Records supplied.
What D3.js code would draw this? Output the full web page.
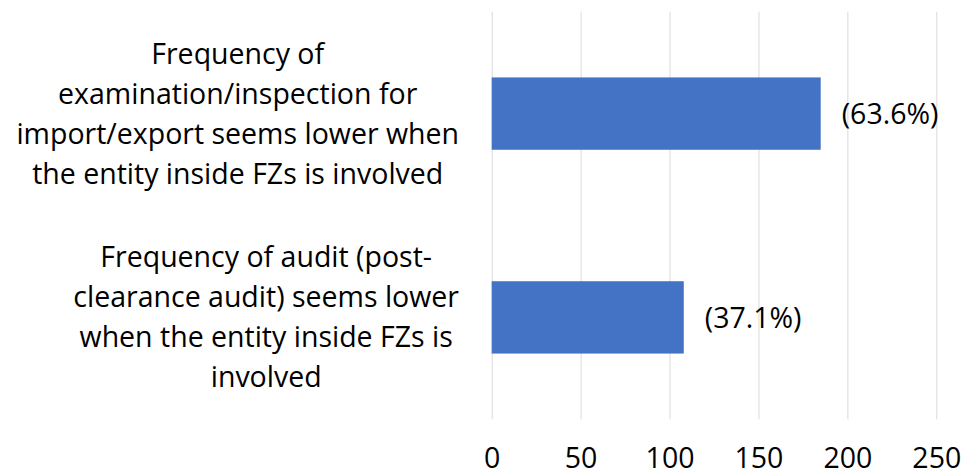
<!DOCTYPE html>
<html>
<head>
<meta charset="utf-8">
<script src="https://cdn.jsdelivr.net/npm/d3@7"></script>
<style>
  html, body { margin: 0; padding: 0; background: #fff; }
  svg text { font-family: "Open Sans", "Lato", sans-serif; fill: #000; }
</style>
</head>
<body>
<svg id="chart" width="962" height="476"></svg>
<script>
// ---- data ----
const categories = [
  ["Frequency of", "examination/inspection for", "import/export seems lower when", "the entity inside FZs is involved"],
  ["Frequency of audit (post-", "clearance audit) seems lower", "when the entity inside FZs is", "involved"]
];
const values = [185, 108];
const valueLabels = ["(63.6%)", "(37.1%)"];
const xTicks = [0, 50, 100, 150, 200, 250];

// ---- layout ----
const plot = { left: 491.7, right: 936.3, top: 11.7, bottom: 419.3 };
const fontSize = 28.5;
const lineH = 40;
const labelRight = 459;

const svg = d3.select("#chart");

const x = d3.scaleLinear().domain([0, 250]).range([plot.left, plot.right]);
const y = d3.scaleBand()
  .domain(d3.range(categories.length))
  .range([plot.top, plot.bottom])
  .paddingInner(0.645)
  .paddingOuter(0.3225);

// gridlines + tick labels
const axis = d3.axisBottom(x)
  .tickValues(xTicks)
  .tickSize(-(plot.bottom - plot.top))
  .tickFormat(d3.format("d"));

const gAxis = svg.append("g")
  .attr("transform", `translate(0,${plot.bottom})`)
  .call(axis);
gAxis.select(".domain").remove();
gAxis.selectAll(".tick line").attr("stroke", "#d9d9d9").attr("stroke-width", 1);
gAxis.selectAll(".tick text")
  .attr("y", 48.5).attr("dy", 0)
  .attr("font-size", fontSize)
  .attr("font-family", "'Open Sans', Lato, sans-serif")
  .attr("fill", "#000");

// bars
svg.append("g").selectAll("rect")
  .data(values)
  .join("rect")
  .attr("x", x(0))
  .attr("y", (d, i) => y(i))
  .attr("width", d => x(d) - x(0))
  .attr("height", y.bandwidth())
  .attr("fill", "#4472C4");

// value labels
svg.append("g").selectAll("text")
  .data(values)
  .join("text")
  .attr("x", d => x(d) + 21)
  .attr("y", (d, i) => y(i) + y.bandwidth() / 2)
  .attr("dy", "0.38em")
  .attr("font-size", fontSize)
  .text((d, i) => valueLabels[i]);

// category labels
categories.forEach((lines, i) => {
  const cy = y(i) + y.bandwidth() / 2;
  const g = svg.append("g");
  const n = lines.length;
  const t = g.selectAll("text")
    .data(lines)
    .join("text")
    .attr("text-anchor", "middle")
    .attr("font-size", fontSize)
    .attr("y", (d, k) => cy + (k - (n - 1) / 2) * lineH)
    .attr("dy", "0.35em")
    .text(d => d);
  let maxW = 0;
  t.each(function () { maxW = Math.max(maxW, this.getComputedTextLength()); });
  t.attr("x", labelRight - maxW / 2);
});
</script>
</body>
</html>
--
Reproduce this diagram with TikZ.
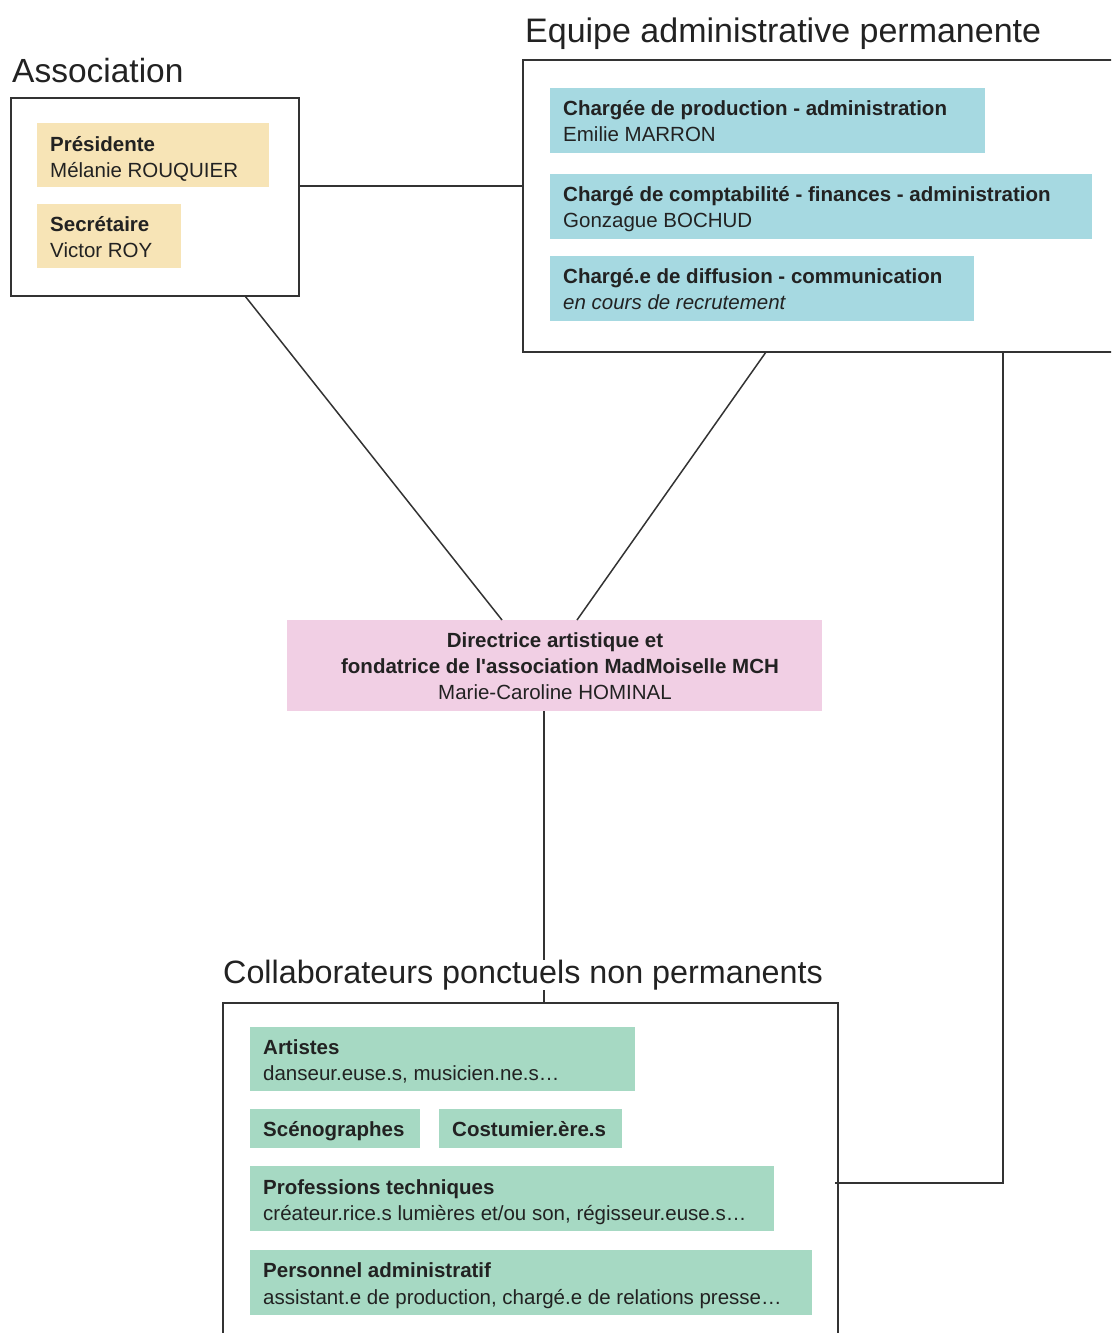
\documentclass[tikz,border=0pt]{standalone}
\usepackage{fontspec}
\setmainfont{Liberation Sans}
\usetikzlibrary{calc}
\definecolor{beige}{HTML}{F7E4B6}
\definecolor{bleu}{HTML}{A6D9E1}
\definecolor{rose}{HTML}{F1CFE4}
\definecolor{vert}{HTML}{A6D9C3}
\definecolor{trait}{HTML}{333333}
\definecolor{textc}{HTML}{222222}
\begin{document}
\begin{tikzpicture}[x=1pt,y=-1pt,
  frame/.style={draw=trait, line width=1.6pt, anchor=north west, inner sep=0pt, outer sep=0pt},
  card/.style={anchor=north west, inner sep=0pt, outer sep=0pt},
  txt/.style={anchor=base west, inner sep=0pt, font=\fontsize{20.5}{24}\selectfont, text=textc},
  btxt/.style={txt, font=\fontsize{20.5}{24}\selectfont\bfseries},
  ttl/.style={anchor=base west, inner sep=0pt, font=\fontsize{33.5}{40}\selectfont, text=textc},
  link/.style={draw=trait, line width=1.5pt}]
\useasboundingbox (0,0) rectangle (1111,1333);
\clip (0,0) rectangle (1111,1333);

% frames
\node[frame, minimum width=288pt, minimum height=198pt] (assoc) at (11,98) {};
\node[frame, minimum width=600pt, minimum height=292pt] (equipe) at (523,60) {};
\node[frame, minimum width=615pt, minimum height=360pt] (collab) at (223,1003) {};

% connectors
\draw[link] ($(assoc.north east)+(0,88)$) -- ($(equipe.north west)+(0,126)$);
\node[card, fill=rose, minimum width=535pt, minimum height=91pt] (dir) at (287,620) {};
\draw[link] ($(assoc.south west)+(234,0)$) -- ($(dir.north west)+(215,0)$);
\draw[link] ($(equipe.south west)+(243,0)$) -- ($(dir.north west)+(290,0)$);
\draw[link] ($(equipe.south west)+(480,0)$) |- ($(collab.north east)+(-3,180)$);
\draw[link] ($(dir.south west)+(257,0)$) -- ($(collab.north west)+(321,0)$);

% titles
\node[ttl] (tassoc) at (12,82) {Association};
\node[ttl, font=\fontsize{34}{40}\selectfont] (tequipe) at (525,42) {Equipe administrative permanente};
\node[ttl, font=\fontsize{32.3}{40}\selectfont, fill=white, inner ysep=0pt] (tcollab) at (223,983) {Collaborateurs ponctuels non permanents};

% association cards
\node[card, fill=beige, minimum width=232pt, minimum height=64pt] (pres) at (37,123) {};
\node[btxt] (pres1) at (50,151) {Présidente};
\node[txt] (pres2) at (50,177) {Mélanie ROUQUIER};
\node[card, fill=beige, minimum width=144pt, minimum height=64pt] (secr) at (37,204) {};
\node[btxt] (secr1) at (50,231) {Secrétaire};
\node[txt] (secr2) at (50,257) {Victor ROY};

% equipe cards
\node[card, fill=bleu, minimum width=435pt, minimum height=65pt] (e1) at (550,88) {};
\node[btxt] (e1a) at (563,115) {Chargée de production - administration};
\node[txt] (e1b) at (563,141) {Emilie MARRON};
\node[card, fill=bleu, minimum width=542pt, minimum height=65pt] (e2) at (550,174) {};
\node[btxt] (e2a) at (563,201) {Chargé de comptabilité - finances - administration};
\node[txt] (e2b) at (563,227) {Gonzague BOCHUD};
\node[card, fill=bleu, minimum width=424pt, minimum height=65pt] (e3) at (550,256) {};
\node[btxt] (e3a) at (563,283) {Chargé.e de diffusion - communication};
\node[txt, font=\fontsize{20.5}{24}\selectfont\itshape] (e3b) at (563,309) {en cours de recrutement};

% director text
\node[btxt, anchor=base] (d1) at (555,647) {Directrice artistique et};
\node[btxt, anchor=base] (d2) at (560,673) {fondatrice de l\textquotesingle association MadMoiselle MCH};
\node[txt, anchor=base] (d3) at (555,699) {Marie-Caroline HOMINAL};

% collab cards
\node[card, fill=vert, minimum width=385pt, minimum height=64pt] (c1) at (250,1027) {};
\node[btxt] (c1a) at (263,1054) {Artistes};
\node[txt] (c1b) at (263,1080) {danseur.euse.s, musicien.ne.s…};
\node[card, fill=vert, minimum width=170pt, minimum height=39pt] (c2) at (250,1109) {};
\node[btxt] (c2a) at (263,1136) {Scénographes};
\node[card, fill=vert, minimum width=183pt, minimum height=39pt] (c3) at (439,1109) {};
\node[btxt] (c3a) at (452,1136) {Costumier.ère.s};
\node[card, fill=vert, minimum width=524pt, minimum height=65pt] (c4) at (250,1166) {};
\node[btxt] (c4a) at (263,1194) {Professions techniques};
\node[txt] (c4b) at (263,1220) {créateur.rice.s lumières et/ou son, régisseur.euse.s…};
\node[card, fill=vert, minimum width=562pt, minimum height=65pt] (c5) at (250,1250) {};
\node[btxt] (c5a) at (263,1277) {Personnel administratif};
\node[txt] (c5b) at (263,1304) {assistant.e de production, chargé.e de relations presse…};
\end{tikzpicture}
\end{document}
---
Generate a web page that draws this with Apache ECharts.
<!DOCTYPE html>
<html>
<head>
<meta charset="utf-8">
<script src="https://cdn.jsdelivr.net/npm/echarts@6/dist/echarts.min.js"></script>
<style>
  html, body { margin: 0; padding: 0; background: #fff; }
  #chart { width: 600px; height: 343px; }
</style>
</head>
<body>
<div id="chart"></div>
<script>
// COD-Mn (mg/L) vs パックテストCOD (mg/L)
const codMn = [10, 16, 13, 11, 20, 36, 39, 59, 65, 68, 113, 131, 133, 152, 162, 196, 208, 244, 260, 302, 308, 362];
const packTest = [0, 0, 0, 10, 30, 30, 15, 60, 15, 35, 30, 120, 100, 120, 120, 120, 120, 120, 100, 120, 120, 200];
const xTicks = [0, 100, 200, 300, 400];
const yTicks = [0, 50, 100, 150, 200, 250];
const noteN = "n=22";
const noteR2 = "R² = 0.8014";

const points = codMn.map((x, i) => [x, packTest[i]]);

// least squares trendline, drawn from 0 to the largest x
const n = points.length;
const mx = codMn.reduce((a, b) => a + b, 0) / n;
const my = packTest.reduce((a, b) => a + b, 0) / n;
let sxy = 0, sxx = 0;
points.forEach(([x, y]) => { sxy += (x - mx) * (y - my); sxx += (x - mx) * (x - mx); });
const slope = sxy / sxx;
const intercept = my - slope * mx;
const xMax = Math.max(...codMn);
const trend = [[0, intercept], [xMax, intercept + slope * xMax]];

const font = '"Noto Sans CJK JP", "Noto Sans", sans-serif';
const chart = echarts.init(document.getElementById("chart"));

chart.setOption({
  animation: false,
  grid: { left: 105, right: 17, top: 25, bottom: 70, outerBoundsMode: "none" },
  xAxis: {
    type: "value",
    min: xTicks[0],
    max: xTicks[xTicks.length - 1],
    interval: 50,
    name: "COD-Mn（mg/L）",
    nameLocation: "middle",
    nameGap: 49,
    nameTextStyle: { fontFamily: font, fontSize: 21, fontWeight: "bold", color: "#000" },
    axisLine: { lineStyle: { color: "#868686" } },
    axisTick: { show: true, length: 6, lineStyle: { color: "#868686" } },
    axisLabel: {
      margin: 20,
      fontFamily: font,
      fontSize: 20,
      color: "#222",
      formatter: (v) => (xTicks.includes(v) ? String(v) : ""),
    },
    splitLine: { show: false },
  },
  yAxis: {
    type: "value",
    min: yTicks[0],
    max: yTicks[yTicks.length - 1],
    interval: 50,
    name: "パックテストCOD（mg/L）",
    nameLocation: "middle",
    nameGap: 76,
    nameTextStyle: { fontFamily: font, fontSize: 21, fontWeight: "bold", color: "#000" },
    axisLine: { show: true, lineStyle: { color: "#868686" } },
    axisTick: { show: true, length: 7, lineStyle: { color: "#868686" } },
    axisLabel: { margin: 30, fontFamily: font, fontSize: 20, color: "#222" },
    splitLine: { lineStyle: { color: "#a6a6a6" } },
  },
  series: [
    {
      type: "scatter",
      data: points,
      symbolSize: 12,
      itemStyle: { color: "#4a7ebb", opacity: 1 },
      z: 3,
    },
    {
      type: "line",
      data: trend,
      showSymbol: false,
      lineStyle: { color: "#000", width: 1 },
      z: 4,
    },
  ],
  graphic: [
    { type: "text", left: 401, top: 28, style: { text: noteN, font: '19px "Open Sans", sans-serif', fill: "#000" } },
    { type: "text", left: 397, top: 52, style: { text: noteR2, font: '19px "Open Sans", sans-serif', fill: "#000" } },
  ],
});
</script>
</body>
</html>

Exercise. Locate the word "this" in the records and collect each line it appears in.

Written response.
What D3.js code would draw this? Output the full web page.
  t.each(function () { maxW = Math.max(maxW, this.getComputedTextLength()); });
Reproduce this diagram with TikZ.
Generate a web page that draws this with Apache ECharts.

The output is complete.